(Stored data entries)
#####

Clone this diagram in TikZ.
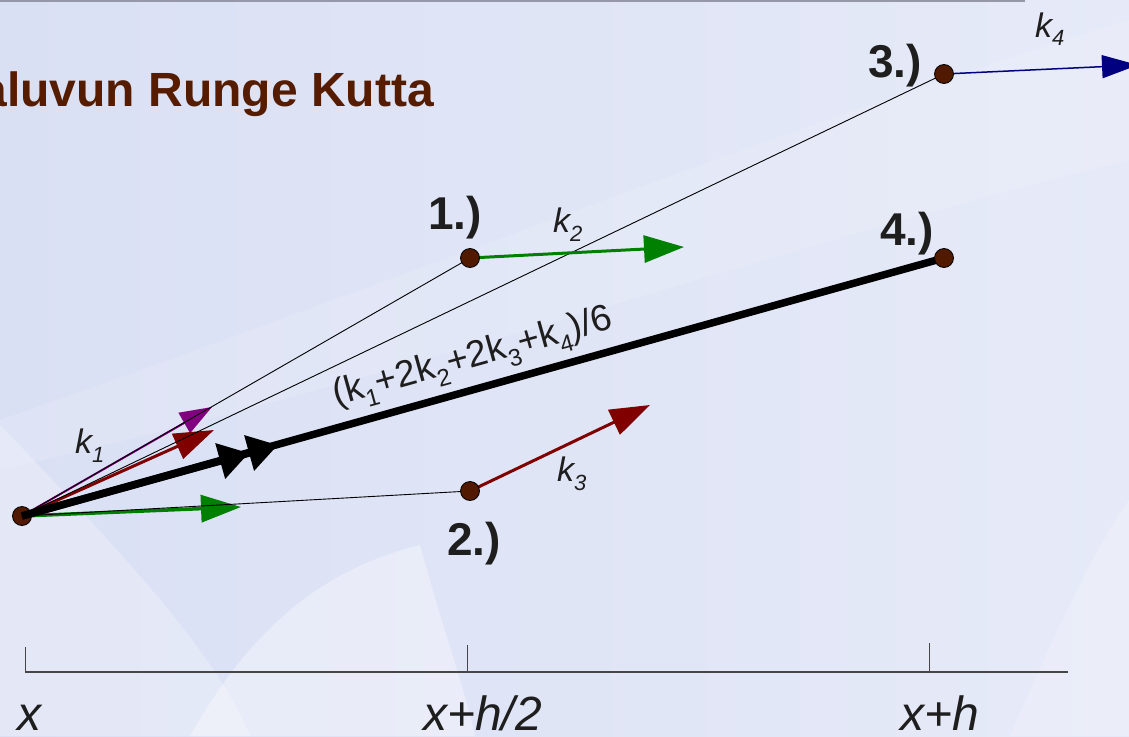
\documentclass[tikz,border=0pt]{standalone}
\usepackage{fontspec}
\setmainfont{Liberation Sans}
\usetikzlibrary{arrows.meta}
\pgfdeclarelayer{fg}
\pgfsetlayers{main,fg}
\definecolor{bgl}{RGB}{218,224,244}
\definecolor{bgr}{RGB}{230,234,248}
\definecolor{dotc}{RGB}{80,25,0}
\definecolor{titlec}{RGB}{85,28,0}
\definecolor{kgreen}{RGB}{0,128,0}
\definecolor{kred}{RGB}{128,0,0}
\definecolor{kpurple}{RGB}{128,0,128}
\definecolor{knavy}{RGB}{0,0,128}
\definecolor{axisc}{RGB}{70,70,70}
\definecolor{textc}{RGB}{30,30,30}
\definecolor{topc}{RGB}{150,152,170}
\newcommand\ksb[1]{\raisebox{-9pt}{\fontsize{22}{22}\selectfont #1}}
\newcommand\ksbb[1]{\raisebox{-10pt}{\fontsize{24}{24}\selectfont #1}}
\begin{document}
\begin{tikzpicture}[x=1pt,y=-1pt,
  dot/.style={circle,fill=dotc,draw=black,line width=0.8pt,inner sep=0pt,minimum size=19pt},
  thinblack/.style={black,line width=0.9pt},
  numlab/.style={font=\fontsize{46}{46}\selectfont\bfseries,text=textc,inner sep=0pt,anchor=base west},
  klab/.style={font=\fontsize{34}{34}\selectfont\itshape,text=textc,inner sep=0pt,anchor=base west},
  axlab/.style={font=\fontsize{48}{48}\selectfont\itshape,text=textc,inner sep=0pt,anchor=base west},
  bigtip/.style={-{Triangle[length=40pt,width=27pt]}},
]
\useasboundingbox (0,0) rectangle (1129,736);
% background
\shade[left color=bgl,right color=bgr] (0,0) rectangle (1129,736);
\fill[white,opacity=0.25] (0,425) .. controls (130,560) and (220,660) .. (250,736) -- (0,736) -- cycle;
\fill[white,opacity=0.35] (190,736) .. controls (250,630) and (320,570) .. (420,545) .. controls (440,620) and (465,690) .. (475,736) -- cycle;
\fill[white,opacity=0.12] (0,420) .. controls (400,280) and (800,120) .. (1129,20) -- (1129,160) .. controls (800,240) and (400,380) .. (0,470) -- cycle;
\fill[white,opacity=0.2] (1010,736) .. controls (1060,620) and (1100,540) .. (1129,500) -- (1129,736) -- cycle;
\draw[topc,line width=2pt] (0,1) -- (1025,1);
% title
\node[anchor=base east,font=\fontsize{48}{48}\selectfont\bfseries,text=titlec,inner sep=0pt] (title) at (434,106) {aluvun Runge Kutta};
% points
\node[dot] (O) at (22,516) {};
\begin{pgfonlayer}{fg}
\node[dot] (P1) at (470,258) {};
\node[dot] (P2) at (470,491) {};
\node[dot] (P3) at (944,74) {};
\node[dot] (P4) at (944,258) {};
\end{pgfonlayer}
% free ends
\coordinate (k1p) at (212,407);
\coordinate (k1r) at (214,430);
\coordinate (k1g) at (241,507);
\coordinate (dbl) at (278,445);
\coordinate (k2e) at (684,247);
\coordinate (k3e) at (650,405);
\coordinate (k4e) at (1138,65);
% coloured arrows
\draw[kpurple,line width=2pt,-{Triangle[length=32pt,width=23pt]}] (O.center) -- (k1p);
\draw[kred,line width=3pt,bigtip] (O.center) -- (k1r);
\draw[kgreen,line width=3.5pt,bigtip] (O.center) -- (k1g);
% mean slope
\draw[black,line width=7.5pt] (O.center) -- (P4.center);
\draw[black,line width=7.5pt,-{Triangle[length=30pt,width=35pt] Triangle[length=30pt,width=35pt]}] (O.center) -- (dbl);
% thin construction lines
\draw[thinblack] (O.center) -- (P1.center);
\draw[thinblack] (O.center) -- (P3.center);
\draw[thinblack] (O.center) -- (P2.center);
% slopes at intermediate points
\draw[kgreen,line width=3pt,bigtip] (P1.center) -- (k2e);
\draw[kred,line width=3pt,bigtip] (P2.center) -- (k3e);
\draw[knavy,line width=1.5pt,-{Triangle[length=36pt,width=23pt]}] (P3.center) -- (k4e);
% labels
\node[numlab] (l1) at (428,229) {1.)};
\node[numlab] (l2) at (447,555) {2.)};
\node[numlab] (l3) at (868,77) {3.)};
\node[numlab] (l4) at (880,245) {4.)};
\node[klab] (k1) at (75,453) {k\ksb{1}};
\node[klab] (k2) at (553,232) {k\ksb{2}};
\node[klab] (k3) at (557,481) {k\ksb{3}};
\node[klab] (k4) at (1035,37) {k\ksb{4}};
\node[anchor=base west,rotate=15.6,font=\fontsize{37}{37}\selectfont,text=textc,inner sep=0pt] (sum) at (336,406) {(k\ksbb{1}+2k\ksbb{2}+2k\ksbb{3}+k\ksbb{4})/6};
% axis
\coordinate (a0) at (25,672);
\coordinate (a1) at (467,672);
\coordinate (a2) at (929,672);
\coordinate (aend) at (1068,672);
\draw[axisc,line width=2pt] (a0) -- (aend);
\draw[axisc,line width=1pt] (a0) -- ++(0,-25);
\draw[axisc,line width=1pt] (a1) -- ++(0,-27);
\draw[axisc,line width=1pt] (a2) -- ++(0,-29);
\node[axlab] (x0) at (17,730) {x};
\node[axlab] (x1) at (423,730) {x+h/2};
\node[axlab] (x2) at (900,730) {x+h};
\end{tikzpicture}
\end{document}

#####

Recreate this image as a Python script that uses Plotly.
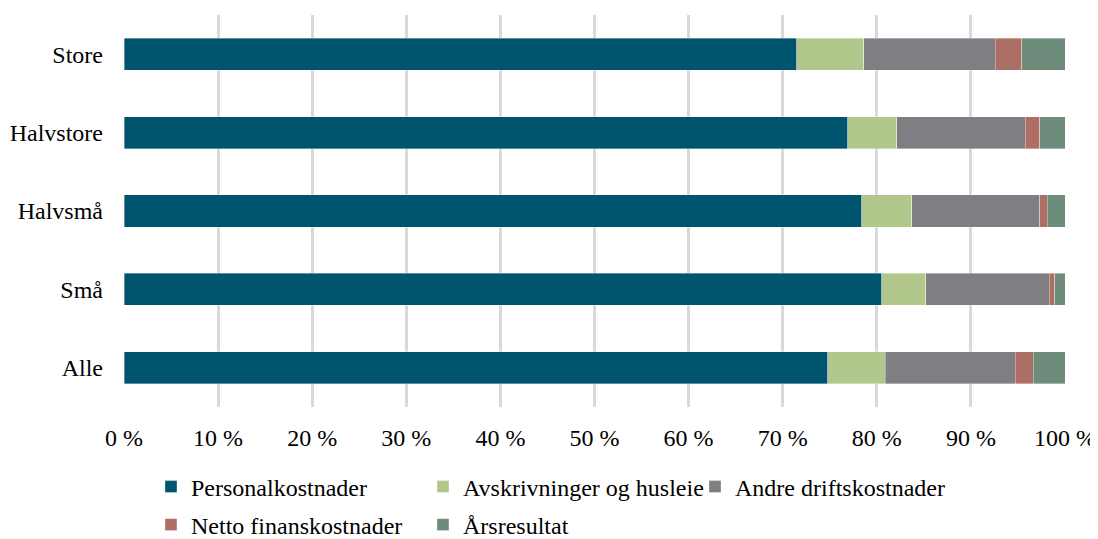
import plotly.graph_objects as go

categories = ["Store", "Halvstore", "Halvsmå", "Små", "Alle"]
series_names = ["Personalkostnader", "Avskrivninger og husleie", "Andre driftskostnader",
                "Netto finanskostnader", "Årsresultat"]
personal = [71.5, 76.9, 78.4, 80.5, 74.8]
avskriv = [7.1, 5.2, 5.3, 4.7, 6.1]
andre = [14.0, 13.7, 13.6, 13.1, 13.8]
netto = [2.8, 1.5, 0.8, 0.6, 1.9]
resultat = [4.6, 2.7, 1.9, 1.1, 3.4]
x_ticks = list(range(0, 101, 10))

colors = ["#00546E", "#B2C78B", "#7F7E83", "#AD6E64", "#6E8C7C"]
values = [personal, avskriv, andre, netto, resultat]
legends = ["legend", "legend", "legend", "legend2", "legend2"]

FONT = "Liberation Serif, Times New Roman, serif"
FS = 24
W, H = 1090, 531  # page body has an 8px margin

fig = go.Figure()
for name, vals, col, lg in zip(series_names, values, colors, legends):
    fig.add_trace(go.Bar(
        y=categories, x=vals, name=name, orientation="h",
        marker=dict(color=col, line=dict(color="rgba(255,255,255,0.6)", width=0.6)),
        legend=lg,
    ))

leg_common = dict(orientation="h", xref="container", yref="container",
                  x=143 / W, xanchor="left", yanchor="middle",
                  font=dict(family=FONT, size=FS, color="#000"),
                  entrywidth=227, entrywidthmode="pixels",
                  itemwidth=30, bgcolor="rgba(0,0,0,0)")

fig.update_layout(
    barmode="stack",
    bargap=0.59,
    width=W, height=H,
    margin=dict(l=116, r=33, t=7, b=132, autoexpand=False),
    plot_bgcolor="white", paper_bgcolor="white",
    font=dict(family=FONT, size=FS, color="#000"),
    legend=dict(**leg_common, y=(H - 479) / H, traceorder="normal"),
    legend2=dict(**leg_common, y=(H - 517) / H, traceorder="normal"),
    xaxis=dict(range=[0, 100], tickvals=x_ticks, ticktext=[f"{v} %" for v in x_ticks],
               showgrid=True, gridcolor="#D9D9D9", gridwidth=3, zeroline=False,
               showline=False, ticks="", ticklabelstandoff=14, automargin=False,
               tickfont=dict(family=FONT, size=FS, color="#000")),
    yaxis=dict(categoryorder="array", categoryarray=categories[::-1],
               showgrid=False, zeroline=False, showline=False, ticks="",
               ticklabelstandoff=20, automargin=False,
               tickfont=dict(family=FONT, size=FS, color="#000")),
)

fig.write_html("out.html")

#####

# REQUIRED TASK
Among the lines of the data, identify those with the word "this". Copy each of them.

# EXERCISE ANSWER
Clone this diagram in TikZ.
Recreate this image as a Python script that uses Plotly.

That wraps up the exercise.